Nebraska Beef meat packers are among workers at several plants in the area attempting to organize into the United Food and Commercial Workers union (UFCW). The union has been working together with Omaha Together/ One Community (OTOC) in this effort. Two days after the raid workers remaining at the plant walked off the line, protesting line speed and understaffing.
The INS also arrested three managers and a recruiter for Nebraska Beef on charges of smuggling undocumented workers into the state and providing them with fake work documents.
This was apparently the first major raid in the Omaha area since 1997. Over the past several years, the INS, temporarily changed its tactics with "Operation Vanguard." Rather than arresting large groups of workers, the INS subpoenaed work records and then proceeded to interview workers individually. But it was not uncommon for workers to quit rather than be interviewed by the INS.
Bill Schmitz, the UFCW vice president and director of the union's Food Processing, Packing and Manufacturing Division, was quoted in a union news release as saying, "There workers are twice victimized. Once by the greed of the packing companies and then by immigration laws that terrorizes workers in the exercise of their legitimate rights under the law."
When the organizing drive began last June, Greg Denier, a UFCW official, said his organization had put the INS on notice that labor disputes exist at a number of Omaha packing plants. That meant, he said, that under the INS operating procedures the agency was prohibited from engaging in any enforcement action against employees.

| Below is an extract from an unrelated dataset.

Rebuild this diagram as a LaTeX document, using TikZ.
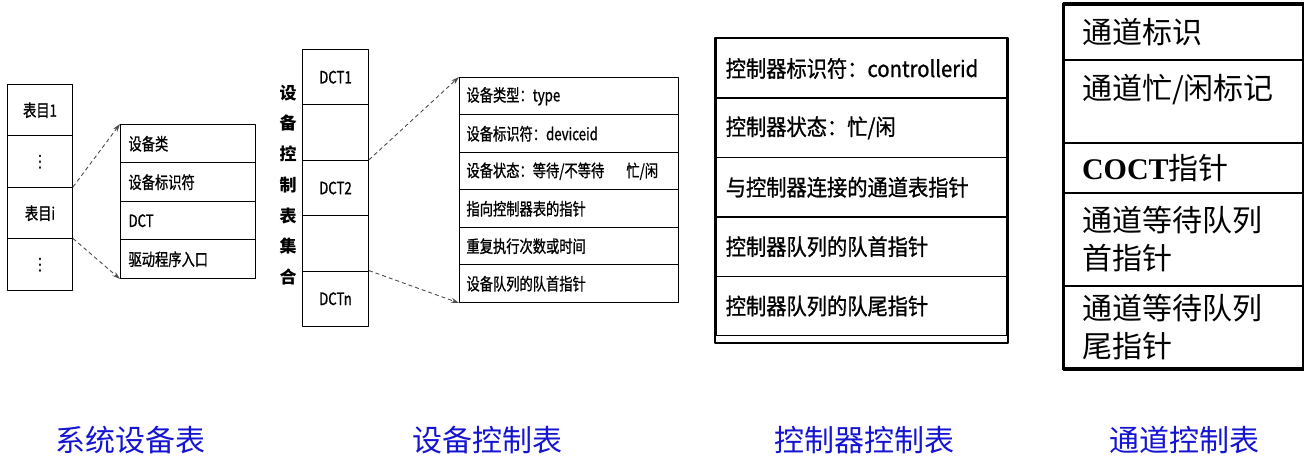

The Nebraska Appleseed Center for Law in the Public Interest was quoted as saying, "Right now, in the INS custody, are workers who have been involved in union-organizing activities. It is certain other workers will remember what happened at Nebraska Beef."
Rev. Damian Zuerlein of the Our Lady of the Guadalupe church in Omaha was outraged at the pre-Christmas raid. "Imagine living in another country and being promised a better-paying job, housing, and transportation. You get here and you're a hard-working person--working 10 hours a day, five or six days a week. And then you get rounded up."
At a news conference held December 7, attended by community members, social-service agency leaders, and others, the INS raid was condemned. Ben Salazar, publisher of Nuestro Mundo newspaper, said that it was an "outrageous display" of government power.
Reverend Zuerlein explained how he had spent that day talking to a single mother who was afraid to go to work for the last three days for fear that the INS would pick her up.
The same day workers walked off the line to demand the company reduce the line speed given the reduced number of workers to do the job. Carl Ariston, assistant to the UFCW regional director, said, "The company was having three people do the job of six." According to one worker, employees went to the cafeteria to negotiate a $1 an hour raise and better health and insurance benefits. She and six others were fired for "inciting a riot." According to Ariston, the seven were fired by three of the managers who had been arrested on smuggling charges earlier by the INS. He said that the UFCW would file unfair labor practice charges the next day with the National Labor Relations Board (NLRB), defending the fired workers as engaging in a protected activity.
Ariston was also quoted as saying that the union met with 50 workers on Thursday night and that they would try to sign up all the rest of their co-workers to call for a union election.
In an election held several weeks ago, production workers rejected representation by the union at the ConAgra plant here. Maintenance workers voted in the union as their bargaining agent.
On December 15, 200 workers at the ConAgra Armour Swift-Eckrich plant will decide whether to be represented by the union.
Edwin Fruit is a member of United Food and Commercial Workers Local 1149 and works in Perry, Iowa.